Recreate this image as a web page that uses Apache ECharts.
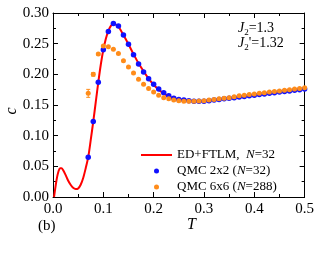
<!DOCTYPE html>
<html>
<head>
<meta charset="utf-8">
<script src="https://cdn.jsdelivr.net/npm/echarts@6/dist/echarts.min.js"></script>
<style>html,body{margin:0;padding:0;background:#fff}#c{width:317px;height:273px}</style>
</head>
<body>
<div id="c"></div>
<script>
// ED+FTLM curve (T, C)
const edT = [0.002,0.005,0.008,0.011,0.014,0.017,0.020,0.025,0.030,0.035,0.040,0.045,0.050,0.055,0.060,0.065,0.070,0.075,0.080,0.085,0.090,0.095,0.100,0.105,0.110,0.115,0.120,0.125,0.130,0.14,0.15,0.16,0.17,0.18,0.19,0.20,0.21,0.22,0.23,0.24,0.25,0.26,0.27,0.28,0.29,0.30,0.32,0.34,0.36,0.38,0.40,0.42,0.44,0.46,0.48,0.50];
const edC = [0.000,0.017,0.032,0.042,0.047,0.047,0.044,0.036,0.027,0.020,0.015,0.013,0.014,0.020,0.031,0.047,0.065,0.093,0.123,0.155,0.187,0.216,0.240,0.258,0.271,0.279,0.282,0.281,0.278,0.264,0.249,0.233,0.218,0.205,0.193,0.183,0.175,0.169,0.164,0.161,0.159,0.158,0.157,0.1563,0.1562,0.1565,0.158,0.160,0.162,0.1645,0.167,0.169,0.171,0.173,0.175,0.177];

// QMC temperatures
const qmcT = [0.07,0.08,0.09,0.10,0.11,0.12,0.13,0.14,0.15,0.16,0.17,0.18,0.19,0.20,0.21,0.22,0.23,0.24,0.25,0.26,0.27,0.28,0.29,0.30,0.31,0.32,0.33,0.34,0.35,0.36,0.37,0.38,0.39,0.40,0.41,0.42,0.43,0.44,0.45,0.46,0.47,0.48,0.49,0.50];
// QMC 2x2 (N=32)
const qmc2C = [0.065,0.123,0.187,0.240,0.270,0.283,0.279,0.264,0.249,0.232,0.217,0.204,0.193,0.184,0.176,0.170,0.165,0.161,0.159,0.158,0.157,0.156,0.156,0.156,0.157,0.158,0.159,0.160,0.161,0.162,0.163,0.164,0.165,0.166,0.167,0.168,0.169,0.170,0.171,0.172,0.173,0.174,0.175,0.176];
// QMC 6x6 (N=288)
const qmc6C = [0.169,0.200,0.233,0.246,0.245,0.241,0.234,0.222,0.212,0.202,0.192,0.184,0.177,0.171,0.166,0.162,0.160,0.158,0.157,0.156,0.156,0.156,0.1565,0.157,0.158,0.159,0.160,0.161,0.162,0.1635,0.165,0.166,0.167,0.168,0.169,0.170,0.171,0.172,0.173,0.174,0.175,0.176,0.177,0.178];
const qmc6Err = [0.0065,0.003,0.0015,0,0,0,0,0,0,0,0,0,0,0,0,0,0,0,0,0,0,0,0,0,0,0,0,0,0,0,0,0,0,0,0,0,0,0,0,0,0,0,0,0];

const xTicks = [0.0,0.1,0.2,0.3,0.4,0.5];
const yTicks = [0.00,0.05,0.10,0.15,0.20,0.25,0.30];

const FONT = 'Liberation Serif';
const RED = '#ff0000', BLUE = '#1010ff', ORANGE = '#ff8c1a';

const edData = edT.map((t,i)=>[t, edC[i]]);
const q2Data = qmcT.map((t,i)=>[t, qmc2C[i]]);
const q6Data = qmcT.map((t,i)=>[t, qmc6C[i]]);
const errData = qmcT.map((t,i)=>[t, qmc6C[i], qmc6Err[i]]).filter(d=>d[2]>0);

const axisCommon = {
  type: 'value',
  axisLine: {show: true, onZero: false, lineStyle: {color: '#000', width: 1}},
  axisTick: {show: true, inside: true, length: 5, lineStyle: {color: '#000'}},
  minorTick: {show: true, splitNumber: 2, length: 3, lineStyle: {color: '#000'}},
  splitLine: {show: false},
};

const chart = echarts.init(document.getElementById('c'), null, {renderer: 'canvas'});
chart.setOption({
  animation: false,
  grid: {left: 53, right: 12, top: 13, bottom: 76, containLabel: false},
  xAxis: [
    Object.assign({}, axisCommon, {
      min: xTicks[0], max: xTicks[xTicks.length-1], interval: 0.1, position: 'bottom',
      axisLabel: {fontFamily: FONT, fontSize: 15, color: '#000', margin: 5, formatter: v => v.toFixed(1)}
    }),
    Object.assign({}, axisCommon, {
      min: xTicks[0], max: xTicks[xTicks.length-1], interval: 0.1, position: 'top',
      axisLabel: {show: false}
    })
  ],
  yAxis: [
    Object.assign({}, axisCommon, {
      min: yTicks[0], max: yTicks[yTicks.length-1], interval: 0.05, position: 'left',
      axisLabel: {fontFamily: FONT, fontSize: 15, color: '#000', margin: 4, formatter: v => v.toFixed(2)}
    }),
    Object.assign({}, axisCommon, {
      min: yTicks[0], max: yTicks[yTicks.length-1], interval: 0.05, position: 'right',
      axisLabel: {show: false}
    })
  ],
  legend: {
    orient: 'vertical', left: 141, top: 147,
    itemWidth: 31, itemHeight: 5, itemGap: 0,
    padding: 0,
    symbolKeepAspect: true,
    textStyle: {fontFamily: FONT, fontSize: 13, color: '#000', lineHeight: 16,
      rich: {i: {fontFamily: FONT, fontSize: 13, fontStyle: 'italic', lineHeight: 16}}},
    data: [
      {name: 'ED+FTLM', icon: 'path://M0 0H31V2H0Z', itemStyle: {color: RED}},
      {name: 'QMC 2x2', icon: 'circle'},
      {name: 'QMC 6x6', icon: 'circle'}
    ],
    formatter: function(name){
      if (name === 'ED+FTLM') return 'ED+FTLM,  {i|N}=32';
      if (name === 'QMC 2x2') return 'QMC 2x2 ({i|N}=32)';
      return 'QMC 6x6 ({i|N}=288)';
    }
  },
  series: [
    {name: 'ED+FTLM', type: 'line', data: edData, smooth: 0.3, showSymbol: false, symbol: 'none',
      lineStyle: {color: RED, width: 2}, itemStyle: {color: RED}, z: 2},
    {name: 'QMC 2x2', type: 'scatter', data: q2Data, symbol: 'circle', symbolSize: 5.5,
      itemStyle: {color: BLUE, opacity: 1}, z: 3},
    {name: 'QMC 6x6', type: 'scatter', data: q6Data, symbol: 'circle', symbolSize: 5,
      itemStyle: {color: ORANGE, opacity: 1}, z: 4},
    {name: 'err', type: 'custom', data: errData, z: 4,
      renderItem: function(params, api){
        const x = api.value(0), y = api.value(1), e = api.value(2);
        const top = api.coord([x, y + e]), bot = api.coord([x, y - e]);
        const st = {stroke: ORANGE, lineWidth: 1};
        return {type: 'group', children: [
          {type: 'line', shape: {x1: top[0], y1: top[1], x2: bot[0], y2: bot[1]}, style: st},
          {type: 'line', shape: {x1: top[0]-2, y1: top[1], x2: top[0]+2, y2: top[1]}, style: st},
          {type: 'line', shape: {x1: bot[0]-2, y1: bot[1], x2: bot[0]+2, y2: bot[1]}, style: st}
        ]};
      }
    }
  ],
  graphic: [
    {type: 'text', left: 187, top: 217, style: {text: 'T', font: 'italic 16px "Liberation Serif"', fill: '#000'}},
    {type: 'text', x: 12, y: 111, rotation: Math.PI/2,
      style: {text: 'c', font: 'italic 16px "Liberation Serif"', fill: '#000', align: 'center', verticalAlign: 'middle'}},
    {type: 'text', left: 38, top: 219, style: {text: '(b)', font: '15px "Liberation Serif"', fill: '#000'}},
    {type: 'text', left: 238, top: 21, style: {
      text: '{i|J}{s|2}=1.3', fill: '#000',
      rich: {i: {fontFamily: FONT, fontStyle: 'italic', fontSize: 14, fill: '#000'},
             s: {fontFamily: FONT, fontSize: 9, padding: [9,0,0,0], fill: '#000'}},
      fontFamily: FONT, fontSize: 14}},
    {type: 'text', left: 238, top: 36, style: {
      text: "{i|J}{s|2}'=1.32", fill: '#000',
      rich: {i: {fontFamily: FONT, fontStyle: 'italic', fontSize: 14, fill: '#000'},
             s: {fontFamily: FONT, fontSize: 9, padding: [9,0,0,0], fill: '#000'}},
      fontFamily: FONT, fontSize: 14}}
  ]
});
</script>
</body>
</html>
________________________________________
WHAT YOU ARE ASKED TO DO: Each line from the top of the material through the line containing "const yTicks = [0.00,0.05,0.10,0.15,0.20,0.25,0.30];" should be reproduced exactly; please drop any images.

SOLUTION:
Recreate this image as a web page that uses Apache ECharts.
<!DOCTYPE html>
<html>
<head>
<meta charset="utf-8">
<script src="https://cdn.jsdelivr.net/npm/echarts@6/dist/echarts.min.js"></script>
<style>html,body{margin:0;padding:0;background:#fff}#c{width:317px;height:273px}</style>
</head>
<body>
<div id="c"></div>
<script>
// ED+FTLM curve (T, C)
const edT = [0.002,0.005,0.008,0.011,0.014,0.017,0.020,0.025,0.030,0.035,0.040,0.045,0.050,0.055,0.060,0.065,0.070,0.075,0.080,0.085,0.090,0.095,0.100,0.105,0.110,0.115,0.120,0.125,0.130,0.14,0.15,0.16,0.17,0.18,0.19,0.20,0.21,0.22,0.23,0.24,0.25,0.26,0.27,0.28,0.29,0.30,0.32,0.34,0.36,0.38,0.40,0.42,0.44,0.46,0.48,0.50];
const edC = [0.000,0.017,0.032,0.042,0.047,0.047,0.044,0.036,0.027,0.020,0.015,0.013,0.014,0.020,0.031,0.047,0.065,0.093,0.123,0.155,0.187,0.216,0.240,0.258,0.271,0.279,0.282,0.281,0.278,0.264,0.249,0.233,0.218,0.205,0.193,0.183,0.175,0.169,0.164,0.161,0.159,0.158,0.157,0.1563,0.1562,0.1565,0.158,0.160,0.162,0.1645,0.167,0.169,0.171,0.173,0.175,0.177];

// QMC temperatures
const qmcT = [0.07,0.08,0.09,0.10,0.11,0.12,0.13,0.14,0.15,0.16,0.17,0.18,0.19,0.20,0.21,0.22,0.23,0.24,0.25,0.26,0.27,0.28,0.29,0.30,0.31,0.32,0.33,0.34,0.35,0.36,0.37,0.38,0.39,0.40,0.41,0.42,0.43,0.44,0.45,0.46,0.47,0.48,0.49,0.50];
// QMC 2x2 (N=32)
const qmc2C = [0.065,0.123,0.187,0.240,0.270,0.283,0.279,0.264,0.249,0.232,0.217,0.204,0.193,0.184,0.176,0.170,0.165,0.161,0.159,0.158,0.157,0.156,0.156,0.156,0.157,0.158,0.159,0.160,0.161,0.162,0.163,0.164,0.165,0.166,0.167,0.168,0.169,0.170,0.171,0.172,0.173,0.174,0.175,0.176];
// QMC 6x6 (N=288)
const qmc6C = [0.169,0.200,0.233,0.246,0.245,0.241,0.234,0.222,0.212,0.202,0.192,0.184,0.177,0.171,0.166,0.162,0.160,0.158,0.157,0.156,0.156,0.156,0.1565,0.157,0.158,0.159,0.160,0.161,0.162,0.1635,0.165,0.166,0.167,0.168,0.169,0.170,0.171,0.172,0.173,0.174,0.175,0.176,0.177,0.178];
const qmc6Err = [0.0065,0.003,0.0015,0,0,0,0,0,0,0,0,0,0,0,0,0,0,0,0,0,0,0,0,0,0,0,0,0,0,0,0,0,0,0,0,0,0,0,0,0,0,0,0,0];

const xTicks = [0.0,0.1,0.2,0.3,0.4,0.5];
const yTicks = [0.00,0.05,0.10,0.15,0.20,0.25,0.30];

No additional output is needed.